I think we're likely to see some kind of "layering" model here that will allow customizations on top of these base images in a controlled way. To me, one of most interesting features of Docker in this regard is precisely its file system layering approach. At present, it doesn't offer much fine-grained control, but I can easily imagine the following type of features:
- base images can mark certain parts of the file system as "off limits", i.e. not modifiable by overlays
- the "platform team" within an organization can mark certain parts of images as "off limits", and/or apply access control as to who can modify them with additional layers
- the platform team can enforce the fact that certain layers will always be mixed in, e.g. a layer that patches a vulnerable lib
- some kind of validation rules can be applied to the overall container definition (images and commands) to ensure everything conforms to certain rules
How/whether this can work with operating systems that do not do everything via the file system (a popular one out of Redmond comes to mind) remains a fascinating question.
Uday: "I look at containers as shipping boxes. When I order something online, the retailer does everything necessary to package my order safely and securely and the shipping company simply takes the item and transports it to its destination. There are a lot of intermediate hops before it reaches the destination but it's still the same box, no changes are made to the box.
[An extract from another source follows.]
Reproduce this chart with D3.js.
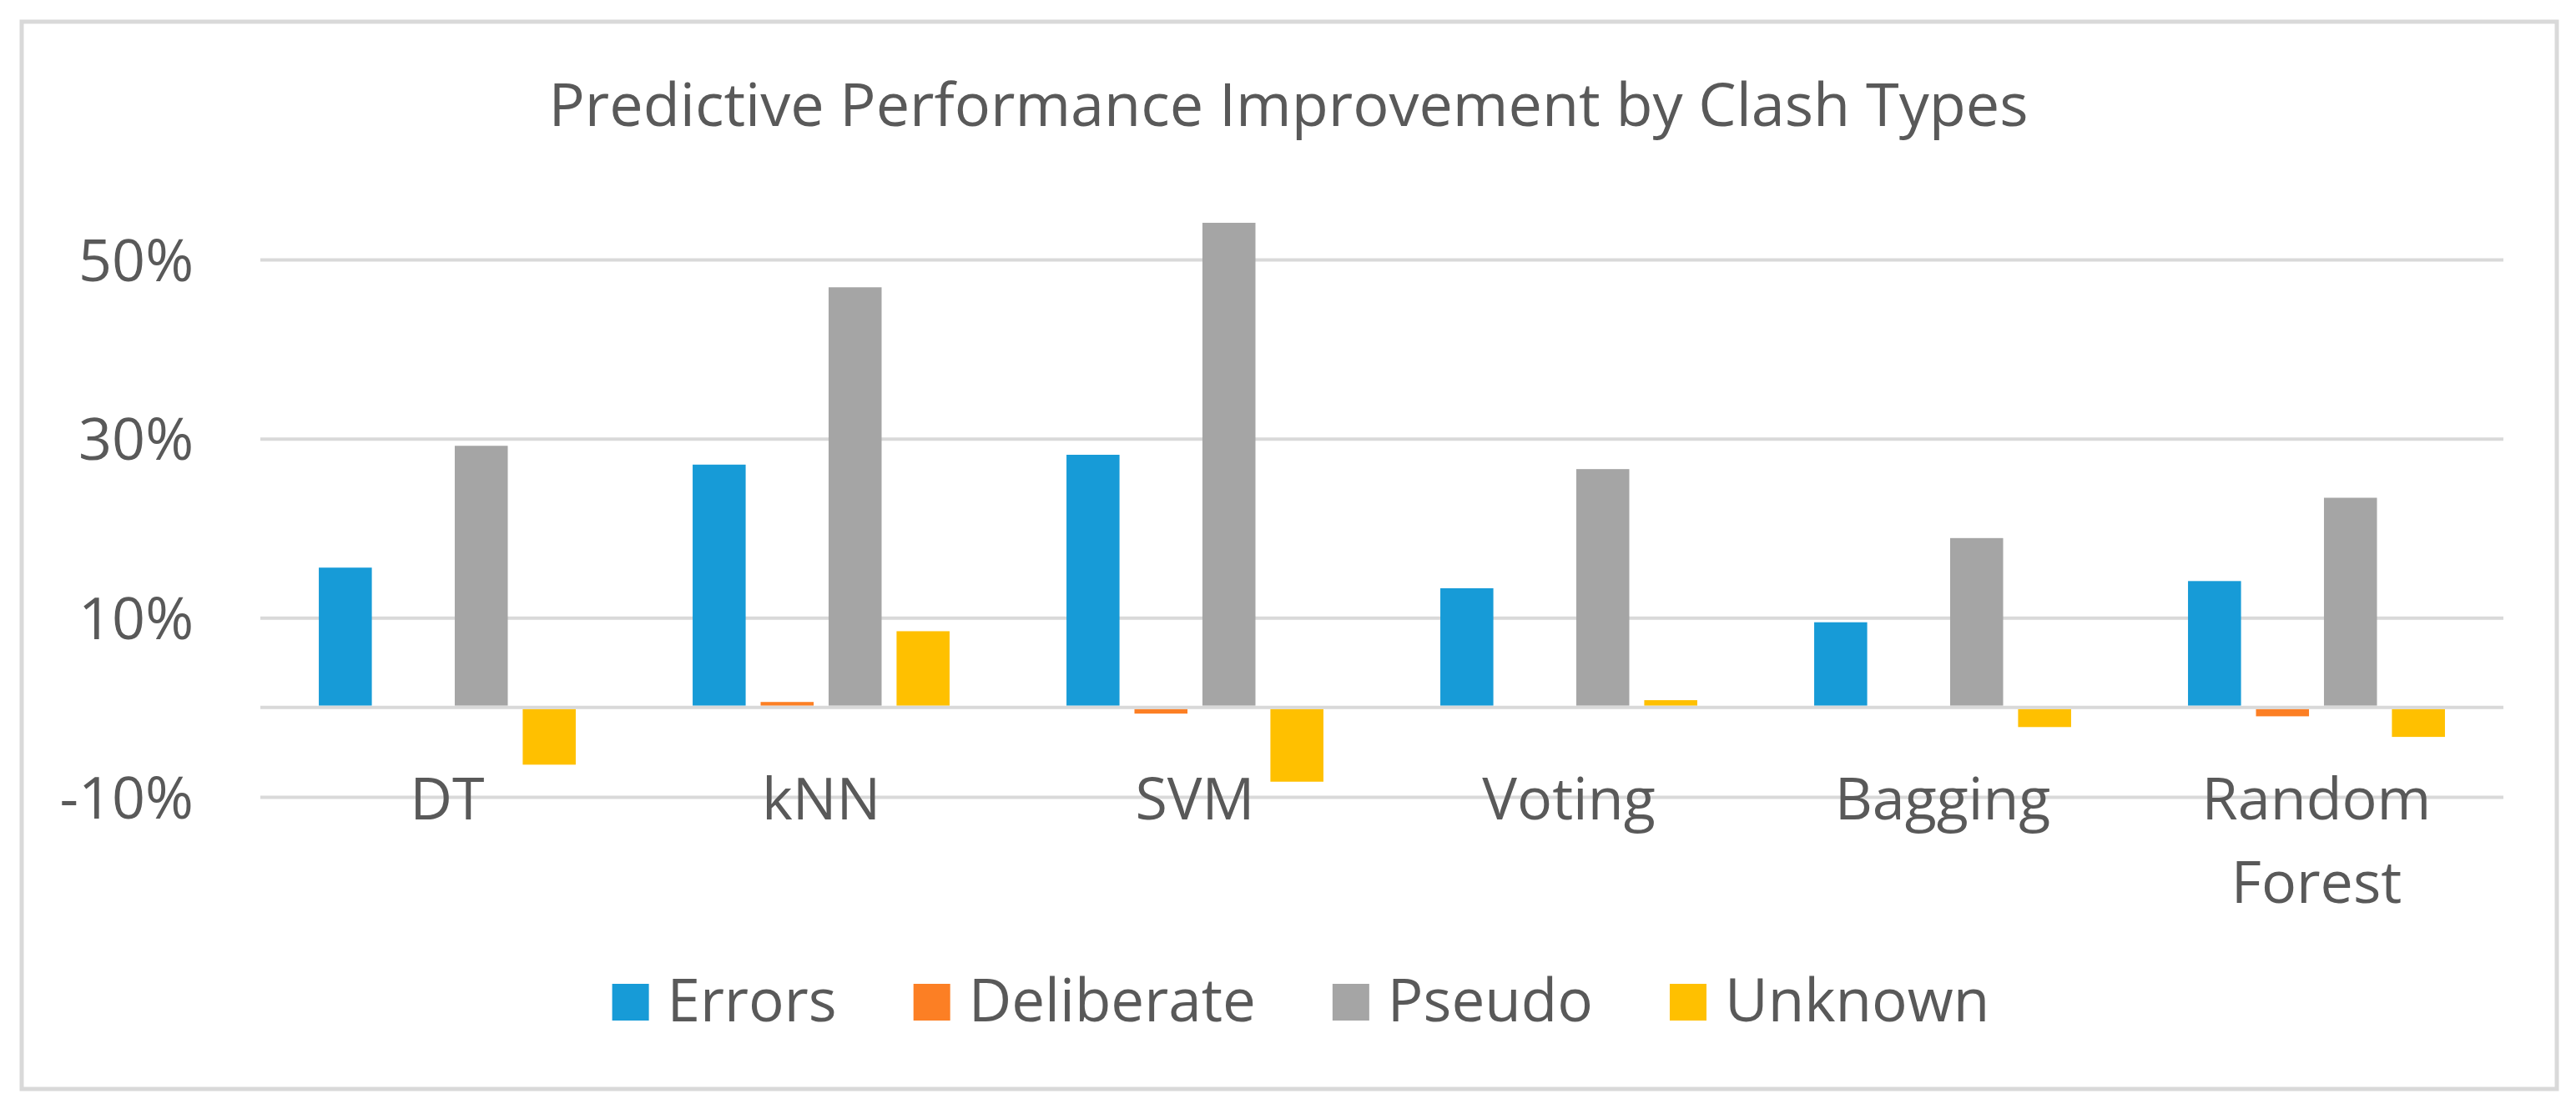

A VM or a container are different types of boxes. It's up to the shipper which boxes they want to use to ship. Boxes though do not change how you build your product. Yes, if you want to reduce your shipping costs, you'll try and build something that can fit efficiently in a particular box but that's only if shipping is a major cost."
Interesting analogy. I certainly agree that the box (for suitably flexible box types) should not impact the content/product, as indeed all the vendors demonstrate that have a Vagrant base box, supported AMI, recommended Docker image etc. for the same thing. Containers as a shipping/deployment model are indeed a compelling story.
To continue the analogy a step further: the challenge I see here for large organizations is that you need to keep the boxes around. Unlike in the online retailer example, where you typically discard the box once you have taken your product out (and so it indeed doesn't matter which box was used), in this case, you basically need to keep and maintain the box somehow.
In other words, an enterprise functions almost as a large "container storage and processing facility", and in such a scenario you would most likely want to avoid
- having to support too many different container types or
- containers that contain potentially dangerous or known dangerous content.